DNI
In addition to today's longish piece on incompetence over at the Department of Justice, I want to flag another piece of news that surprised and disappointed me today.
Tulsi Gabbard was the least-qualified US Director of National Intelligence in the history of the country. She's announced that she'll step down from that job at the end of this month, to spend more time with her husband. There's plenty of speculation that her departure is at Trump's behest, but that she's being given a less-painful-than-usual path out of the Trump administration.
Yesterday, Trump announced he would appoint Bill Pulte to that role in an acting capacity. Pulte runs the Federal Housing Finance Agency, where his main job has been to levy claims of mortgage fraud against Trump critics.
Statute requires that the Director have experience in national intelligence. Pulte doesn't, but can avoid rejection on that basis because he's "acting," and so need not be confirmed by the Senate.
But the DNI oversees all of the US intelligence agencies, ensuring collaboration, coordination and information sharing among them. It's an incredibly sensitive job, and requires a top secret, sensitive compartmentalized information (TS/SCI) security clearance.
Pulte has no such clearance, and will have to get one.
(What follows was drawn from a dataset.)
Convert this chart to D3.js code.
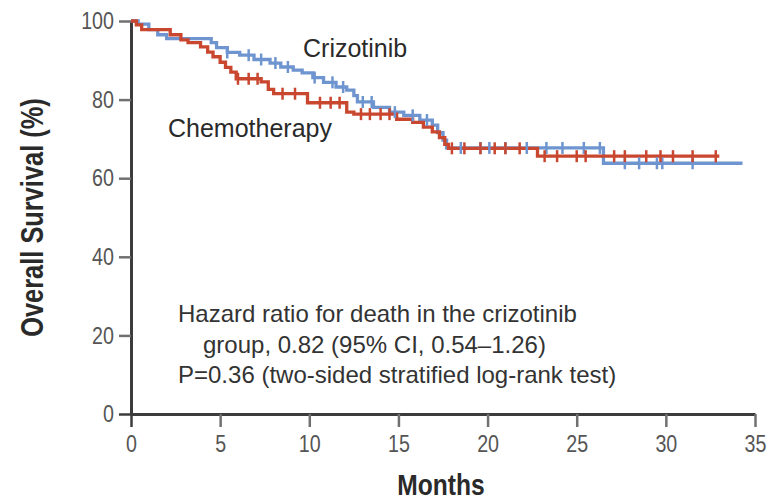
<!DOCTYPE html>
<html>
<head>
<meta charset="utf-8">
<script src="https://cdn.jsdelivr.net/npm/d3@7"></script>
<style>
  html, body { margin: 0; padding: 0; background: #fff; }
  svg { display: block; }
</style>
</head>
<body>
<svg id="chart" width="777" height="503"></svg>
<script>
// Kaplan-Meier overall survival, crizotinib vs chemotherapy
const crizTime = [0, 0.4, 1.0, 1.5, 2.0, 4.5, 4.8, 5.4, 6.1, 6.9, 7.8, 8.4, 9.1, 9.6, 10.2, 10.8, 11.5, 12.1, 12.5, 12.7, 13.6, 14.5, 15.3, 16.2, 16.9, 17.2, 17.5, 17.7, 26.5];
const crizSurv = [100, 99.2, 97.8, 96.5, 95.5, 94.5, 93.2, 92.0, 91.3, 90.2, 89.3, 88.3, 87.5, 86.8, 85.6, 84.4, 83.2, 82.4, 81.0, 79.4, 78.0, 76.8, 76.0, 74.8, 73.5, 71.6, 69.7, 67.7, 63.8];
const crizEnd = 34.3;
const crizCensor = [5.4, 6.6, 7.3, 8.1, 8.8, 10.3, 11.3, 11.9, 13.0, 13.5, 14.8, 15.8, 16.6, 18.5, 19.6, 20.1, 21.0, 22.2, 23.3, 24.2, 25.4, 26.3, 27.7, 28.5, 29.5, 29.8, 31.5];

const chemoTime = [0, 0.3, 0.6, 2.2, 2.8, 3.2, 3.9, 4.3, 4.6, 5.0, 5.3, 5.6, 5.9, 7.3, 7.7, 8.0, 9.9, 12.1, 12.5, 14.9, 15.8, 16.4, 16.9, 17.3, 17.6, 17.8, 22.8];
const chemoSurv = [100, 99.0, 97.8, 96.5, 95.2, 94.5, 93.4, 92.1, 90.9, 89.5, 88.2, 87.0, 85.3, 84.5, 82.6, 81.5, 79.2, 76.8, 76.3, 75.0, 74.2, 73.0, 71.8, 70.3, 68.6, 67.6, 65.6];
const chemoEnd = 33.0;
const chemoCensor = [6.0, 6.6, 7.1, 8.5, 9.2, 10.6, 11.2, 11.7, 12.9, 13.4, 14.0, 14.5, 18.0, 18.7, 19.6, 20.4, 21.0, 21.8, 23.2, 23.9, 25.0, 25.5, 27.1, 27.7, 28.9, 29.7, 30.4, 31.5, 32.8];

const xTicks = [0, 5, 10, 15, 20, 25, 30, 35];
const yTicks = [0, 20, 40, 60, 80, 100];

const annotationLines = [
  "Hazard ratio for death in the crizotinib",
  "group, 0.82 (95% CI, 0.54\u20131.26)",
  "P=0.36 (two-sided stratified log-rank test)"
];

const colors = { criz: "#6f95d0", chemo: "#c9462f" };
const sans = "'Liberation Sans', Arial, sans-serif";
const squeeze = 0.82; // horizontal compression for the narrow axis lettering

const svg = d3.select("#chart");
const x = d3.scaleLinear().domain([0, 35]).range([131, 755]);
const y = d3.scaleLinear().domain([0, 100]).range([414, 21]);

// Axes
const yAxis = d3.axisLeft(y).tickValues(yTicks).tickSize(12).tickSizeOuter(0).tickPadding(5);
const xAxis = d3.axisBottom(x).tickValues(xTicks).tickSize(13).tickSizeOuter(0).tickPadding(8);

const gy = svg.append("g").attr("transform", `translate(${x(0)},0)`).call(yAxis);
const gx = svg.append("g").attr("transform", `translate(0,${y(0)})`).call(xAxis);

[gx, gy].forEach(g => {
  g.select(".domain").attr("stroke", "#3c3c3c").attr("stroke-width", 3);
  g.selectAll(".tick line").attr("stroke", "#707070").attr("stroke-width", 2.5);
  g.selectAll(".tick text")
    .attr("fill", "#555")
    .style("font-family", sans)
    .style("font-size", "24px");
});
gx.selectAll(".tick text").attr("transform", `scale(${squeeze},1)`);
gy.selectAll(".tick text")
  .attr("x", -17 / squeeze)
  .attr("transform", `scale(${squeeze},1)`);
gx.select(".tick line").attr("stroke", "#3c3c3c");
gy.selectAll(".tick").filter(d => d === 0).select("line").attr("stroke", "#3c3c3c");

// Axis titles
svg.append("text")
  .attr("transform", `translate(43,${y(50)}) rotate(-90) scale(${squeeze},1)`)
  .attr("text-anchor", "middle")
  .attr("fill", "#2a2a2a")
  .style("font-family", sans)
  .style("font-weight", "bold")
  .style("font-size", "31px")
  .text("Overall Survival (%)");

svg.append("text")
  .attr("transform", `translate(${(x(0) + x(35)) / 2 - 2},495) scale(${squeeze},1)`)
  .attr("text-anchor", "middle")
  .attr("fill", "#2a2a2a")
  .style("font-family", sans)
  .style("font-weight", "bold")
  .style("font-size", "30px")
  .text("Months");

// Survival curves
function stepPoints(times, surv, end) {
  const pts = times.map((t, i) => [t, surv[i]]);
  pts.push([end, surv[surv.length - 1]]);
  return pts;
}
function survAt(times, surv, t) {
  const i = d3.bisectRight(times, t) - 1;
  return surv[Math.max(0, i)];
}

const line = d3.line().x(d => x(d[0])).y(d => y(d[1])).curve(d3.curveStepAfter);

const groups = [
  { key: "criz", times: crizTime, surv: crizSurv, end: crizEnd, censor: crizCensor },
  { key: "chemo", times: chemoTime, surv: chemoSurv, end: chemoEnd, censor: chemoCensor }
];

groups.forEach(gr => {
  svg.append("path")
    .datum(stepPoints(gr.times, gr.surv, gr.end))
    .attr("fill", "none")
    .attr("stroke", colors[gr.key])
    .attr("stroke-width", 3.3)
    .attr("d", line);
});

groups.forEach(gr => {
  svg.append("g").selectAll("line")
    .data(gr.censor)
    .join("line")
    .attr("x1", d => x(d)).attr("x2", d => x(d))
    .attr("y1", d => y(survAt(gr.times, gr.surv, d)) - 6)
    .attr("y2", d => y(survAt(gr.times, gr.surv, d)) + 6)
    .attr("stroke", colors[gr.key])
    .attr("stroke-width", 2.5);
});

// Curve labels
svg.append("text")
  .attr("x", 303).attr("y", 57)
  .attr("fill", "#2a2a2a")
  .style("font-family", sans)
  .style("font-size", "25px")
  .text("Crizotinib");

svg.append("text")
  .attr("x", 168).attr("y", 137)
  .attr("fill", "#2a2a2a")
  .style("font-family", sans)
  .style("font-size", "25px")
  .text("Chemotherapy");

// Hazard ratio note
const note = svg.append("text")
  .attr("fill", "#333")
  .style("font-family", sans)
  .style("font-size", "24px");
annotationLines.forEach((s, i) => {
  note.append("tspan")
    .attr("x", i === 1 ? 203 : 178)
    .attr("y", 322 + i * 30.5)
    .text(s);
});
</script>
</body>
</html>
That's an invasive process designed to turn up problems, relationships, history that put a person at risk of blackmail or subversion by foreign powers. It's a very tough bar to clear. Drug use, alcoholism, extra-marital affairs, financial trouble could all put you at risk for blackmail, and would be disqualifying.
I don't know Bill Pulte, but I know how demanding the clearance process is. I think it possible, even likely, that he won't be cleared. If that happens, it'll be a terrible own-goal by Trump. It's one reason why appointing someone from the intelligence community makes sense. They've been through the wringer already, and won't surprise.